[RAW DATA]:
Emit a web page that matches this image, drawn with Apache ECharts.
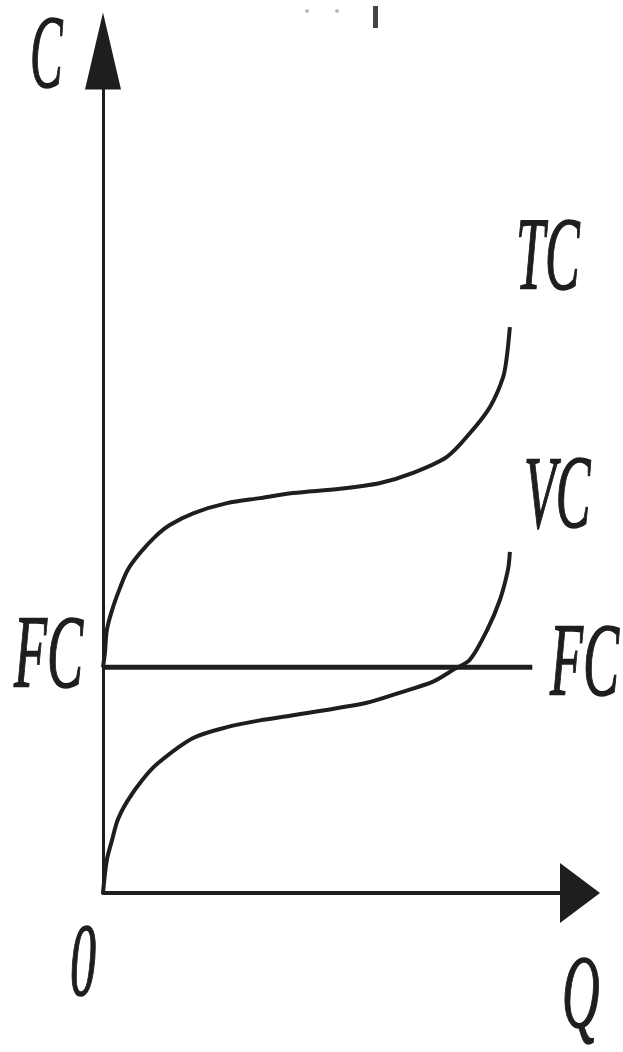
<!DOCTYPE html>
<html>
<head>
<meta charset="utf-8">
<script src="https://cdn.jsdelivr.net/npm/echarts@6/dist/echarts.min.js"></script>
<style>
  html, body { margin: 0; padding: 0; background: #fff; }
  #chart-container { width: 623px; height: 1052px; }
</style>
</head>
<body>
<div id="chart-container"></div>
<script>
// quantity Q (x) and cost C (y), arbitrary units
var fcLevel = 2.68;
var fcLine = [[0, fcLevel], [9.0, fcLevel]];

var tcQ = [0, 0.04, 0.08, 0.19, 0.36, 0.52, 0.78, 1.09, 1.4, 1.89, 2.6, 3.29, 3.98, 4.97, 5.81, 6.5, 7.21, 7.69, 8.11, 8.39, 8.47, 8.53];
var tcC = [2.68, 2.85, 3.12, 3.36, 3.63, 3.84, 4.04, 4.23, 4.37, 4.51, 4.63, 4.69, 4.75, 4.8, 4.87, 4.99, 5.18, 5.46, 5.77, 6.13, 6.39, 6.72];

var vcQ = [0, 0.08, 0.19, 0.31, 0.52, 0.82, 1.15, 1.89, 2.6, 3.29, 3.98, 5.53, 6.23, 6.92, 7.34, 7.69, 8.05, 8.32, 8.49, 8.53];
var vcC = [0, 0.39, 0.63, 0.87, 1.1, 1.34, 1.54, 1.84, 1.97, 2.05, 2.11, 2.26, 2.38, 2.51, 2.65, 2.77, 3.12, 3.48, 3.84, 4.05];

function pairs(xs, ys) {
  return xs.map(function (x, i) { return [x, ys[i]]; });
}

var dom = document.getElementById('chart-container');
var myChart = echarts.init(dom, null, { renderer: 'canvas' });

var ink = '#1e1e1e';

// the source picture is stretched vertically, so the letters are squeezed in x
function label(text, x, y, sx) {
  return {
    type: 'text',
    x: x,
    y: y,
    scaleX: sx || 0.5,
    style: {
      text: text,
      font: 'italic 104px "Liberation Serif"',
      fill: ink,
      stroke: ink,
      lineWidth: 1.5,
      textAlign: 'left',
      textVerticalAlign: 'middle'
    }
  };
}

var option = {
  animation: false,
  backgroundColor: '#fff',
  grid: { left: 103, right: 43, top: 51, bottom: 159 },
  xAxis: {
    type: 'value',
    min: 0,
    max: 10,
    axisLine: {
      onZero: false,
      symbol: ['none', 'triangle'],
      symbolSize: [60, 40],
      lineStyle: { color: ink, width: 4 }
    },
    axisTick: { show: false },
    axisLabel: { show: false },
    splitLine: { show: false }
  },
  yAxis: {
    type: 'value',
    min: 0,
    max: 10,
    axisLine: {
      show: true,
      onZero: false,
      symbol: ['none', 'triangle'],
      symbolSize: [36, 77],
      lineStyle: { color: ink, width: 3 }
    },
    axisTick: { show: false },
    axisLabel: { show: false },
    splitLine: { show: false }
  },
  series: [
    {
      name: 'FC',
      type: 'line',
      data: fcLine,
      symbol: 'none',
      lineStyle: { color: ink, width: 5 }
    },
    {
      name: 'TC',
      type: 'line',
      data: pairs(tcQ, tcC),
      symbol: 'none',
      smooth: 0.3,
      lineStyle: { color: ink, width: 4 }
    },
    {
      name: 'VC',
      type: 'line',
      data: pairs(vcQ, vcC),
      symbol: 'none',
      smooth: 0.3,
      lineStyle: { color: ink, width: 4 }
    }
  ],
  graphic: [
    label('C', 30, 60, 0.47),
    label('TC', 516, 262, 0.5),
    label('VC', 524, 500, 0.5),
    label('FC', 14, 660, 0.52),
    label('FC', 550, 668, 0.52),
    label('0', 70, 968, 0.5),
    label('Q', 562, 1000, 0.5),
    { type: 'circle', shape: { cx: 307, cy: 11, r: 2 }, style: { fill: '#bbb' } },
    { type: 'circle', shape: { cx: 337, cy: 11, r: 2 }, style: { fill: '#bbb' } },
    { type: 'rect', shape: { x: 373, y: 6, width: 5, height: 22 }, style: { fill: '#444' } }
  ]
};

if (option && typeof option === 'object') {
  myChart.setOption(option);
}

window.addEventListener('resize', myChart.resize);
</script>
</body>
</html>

[WRITTEN REQUEST]: Every line is to be duplicated exactly, though pictures stay out.

[THE COMPLETED TASK]:
Emit a web page that matches this image, drawn with Apache ECharts.
<!DOCTYPE html>
<html>
<head>
<meta charset="utf-8">
<script src="https://cdn.jsdelivr.net/npm/echarts@6/dist/echarts.min.js"></script>
<style>
  html, body { margin: 0; padding: 0; background: #fff; }
  #chart-container { width: 623px; height: 1052px; }
</style>
</head>
<body>
<div id="chart-container"></div>
<script>
// quantity Q (x) and cost C (y), arbitrary units
var fcLevel = 2.68;
var fcLine = [[0, fcLevel], [9.0, fcLevel]];

var tcQ = [0, 0.04, 0.08, 0.19, 0.36, 0.52, 0.78, 1.09, 1.4, 1.89, 2.6, 3.29, 3.98, 4.97, 5.81, 6.5, 7.21, 7.69, 8.11, 8.39, 8.47, 8.53];
var tcC = [2.68, 2.85, 3.12, 3.36, 3.63, 3.84, 4.04, 4.23, 4.37, 4.51, 4.63, 4.69, 4.75, 4.8, 4.87, 4.99, 5.18, 5.46, 5.77, 6.13, 6.39, 6.72];

var vcQ = [0, 0.08, 0.19, 0.31, 0.52, 0.82, 1.15, 1.89, 2.6, 3.29, 3.98, 5.53, 6.23, 6.92, 7.34, 7.69, 8.05, 8.32, 8.49, 8.53];
var vcC = [0, 0.39, 0.63, 0.87, 1.1, 1.34, 1.54, 1.84, 1.97, 2.05, 2.11, 2.26, 2.38, 2.51, 2.65, 2.77, 3.12, 3.48, 3.84, 4.05];

function pairs(xs, ys) {
  return xs.map(function (x, i) { return [x, ys[i]]; });
}

var dom = document.getElementById('chart-container');
var myChart = echarts.init(dom, null, { renderer: 'canvas' });

var ink = '#1e1e1e';

// the source picture is stretched vertically, so the letters are squeezed in x
function label(text, x, y, sx) {
  return {
    type: 'text',
    x: x,
    y: y,
    scaleX: sx || 0.5,
    style: {
      text: text,
      font: 'italic 104px "Liberation Serif"',
      fill: ink,
      stroke: ink,
      lineWidth: 1.5,
      textAlign: 'left',
      textVerticalAlign: 'middle'
    }
  };
}

var option = {
  animation: false,
  backgroundColor: '#fff',
  grid: { left: 103, right: 43, top: 51, bottom: 159 },
  xAxis: {
    type: 'value',
    min: 0,
    max: 10,
    axisLine: {
      onZero: false,
      symbol: ['none', 'triangle'],
      symbolSize: [60, 40],
      lineStyle: { color: ink, width: 4 }
    },
    axisTick: { show: false },
    axisLabel: { show: false },
    splitLine: { show: false }
  },
  yAxis: {
    type: 'value',
    min: 0,
    max: 10,
    axisLine: {
      show: true,
      onZero: false,
      symbol: ['none', 'triangle'],
      symbolSize: [36, 77],
      lineStyle: { color: ink, width: 3 }
    },
    axisTick: { show: false },
    axisLabel: { show: false },
    splitLine: { show: false }
  },
  series: [
    {
      name: 'FC',
      type: 'line',
      data: fcLine,
      symbol: 'none',
      lineStyle: { color: ink, width: 5 }
    },
    {
      name: 'TC',
      type: 'line',
      data: pairs(tcQ, tcC),
      symbol: 'none',
      smooth: 0.3,
      lineStyle: { color: ink, width: 4 }
    },
    {
      name: 'VC',
      type: 'line',
      data: pairs(vcQ, vcC),
      symbol: 'none',
      smooth: 0.3,
      lineStyle: { color: ink, width: 4 }
    }
  ],
  graphic: [
    label('C', 30, 60, 0.47),
    label('TC', 516, 262, 0.5),
    label('VC', 524, 500, 0.5),
    label('FC', 14, 660, 0.52),
    label('FC', 550, 668, 0.52),
    label('0', 70, 968, 0.5),
    label('Q', 562, 1000, 0.5),
    { type: 'circle', shape: { cx: 307, cy: 11, r: 2 }, style: { fill: '#bbb' } },
    { type: 'circle', shape: { cx: 337, cy: 11, r: 2 }, style: { fill: '#bbb' } },
    { type: 'rect', shape: { x: 373, y: 6, width: 5, height: 22 }, style: { fill: '#444' } }
  ]
};

if (option && typeof option === 'object') {
  myChart.setOption(option);
}

window.addEventListener('resize', myChart.resize);
</script>
</body>
</html>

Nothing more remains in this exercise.